-------- Dataset content --------

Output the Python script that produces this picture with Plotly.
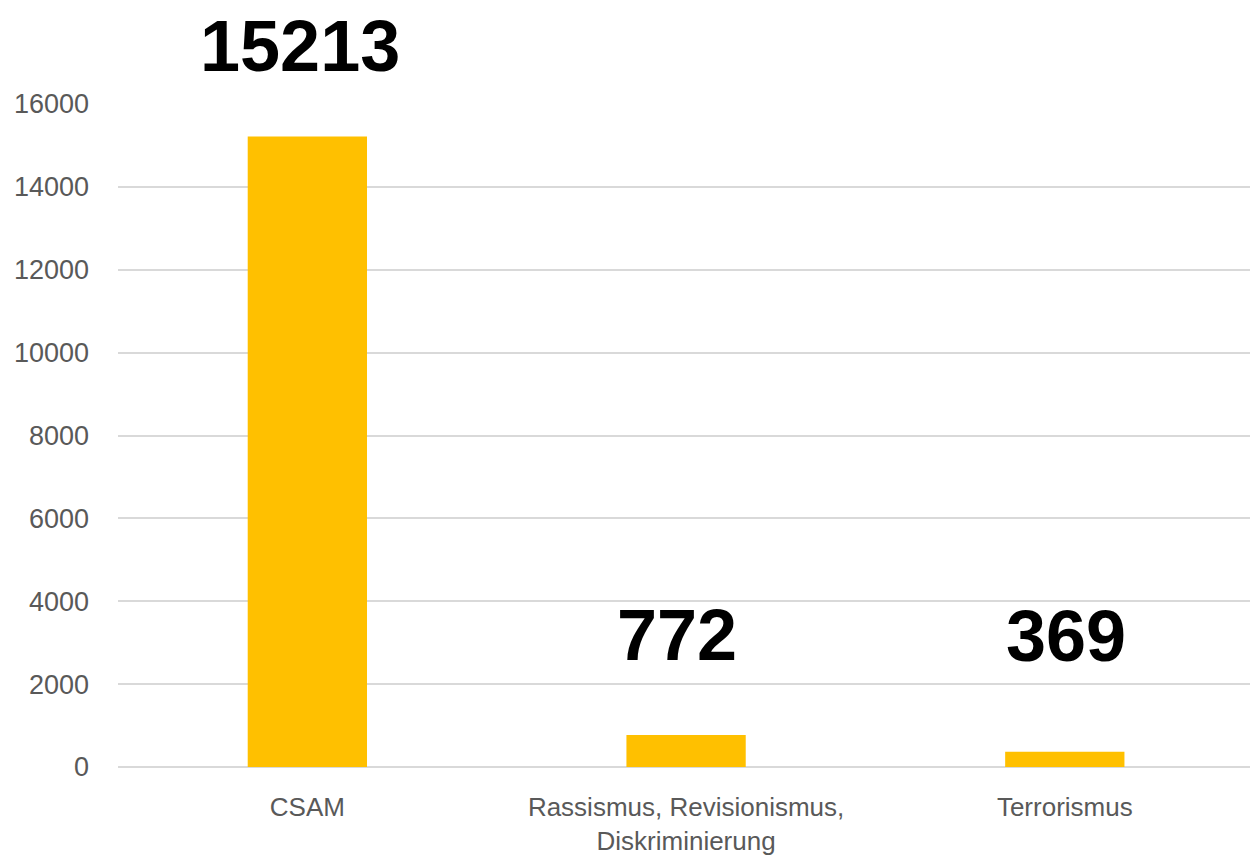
import plotly.graph_objects as go

categories = ["CSAM", "Rassismus, Revisionismus,<br>Diskriminierung", "Terrorismus"]
values = [15213, 772, 369]
y_ticks = [0, 2000, 4000, 6000, 8000, 10000, 12000, 14000, 16000]

# label placement (paper-y positions and x shifts in px)
label_y_paper = [1.0875, 0.199, 0.1975]
label_xshift = [-7, -9, 1]

fig = go.Figure()
fig.add_trace(go.Bar(
    x=categories, y=values, width=0.315,
    marker=dict(color="#FFC000", line=dict(width=0)),
    hoverinfo="x+y",
))

for c, v, ly, xs in zip(categories, values, label_y_paper, label_xshift):
    fig.add_annotation(
        x=c, y=ly, xref="x", yref="paper", text=str(v), showarrow=False,
        xshift=xs, yanchor="middle",
        font=dict(family="Liberation Sans", size=72, color="#000000", weight="bold"),
    )

fig.update_layout(
    width=1250, height=858,
    margin=dict(l=118, r=0, t=104, b=91),
    paper_bgcolor="white", plot_bgcolor="white",
    showlegend=False,
    bargap=0.68,
)
fig.update_xaxes(
    range=[-0.5, 2.489], showgrid=False, showline=False, zeroline=False,
    ticks="", ticklabelstandoff=22, automargin=False,
    tickfont=dict(family="Liberation Sans", size=26, color="#595959"),
)
fig.update_yaxes(
    range=[0, 16000], tickvals=y_ticks, ticktext=[str(t) for t in y_ticks],
    showgrid=True, gridcolor="#d9d9d9", gridwidth=2,
    zeroline=True, zerolinecolor="#d9d9d9", zerolinewidth=2,
    showline=False, ticks="", ticklabelstandoff=28, automargin=False,
    tickfont=dict(family="Liberation Sans", size=27, color="#595959"),
)

fig.write_html(
    "out.html",
    config={"displayModeBar": False},
    post_script="document.body.style.margin='0';document.body.style.overflow='hidden';",
)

--------

What you will do: Everything from the top line of the data down to and including the line with "label_xshift = [-7, -9, 1]" is to be copied, except the pictures.

Output for this exercise:
Output the Python script that produces this picture with Plotly.
import plotly.graph_objects as go

categories = ["CSAM", "Rassismus, Revisionismus,<br>Diskriminierung", "Terrorismus"]
values = [15213, 772, 369]
y_ticks = [0, 2000, 4000, 6000, 8000, 10000, 12000, 14000, 16000]

# label placement (paper-y positions and x shifts in px)
label_y_paper = [1.0875, 0.199, 0.1975]
label_xshift = [-7, -9, 1]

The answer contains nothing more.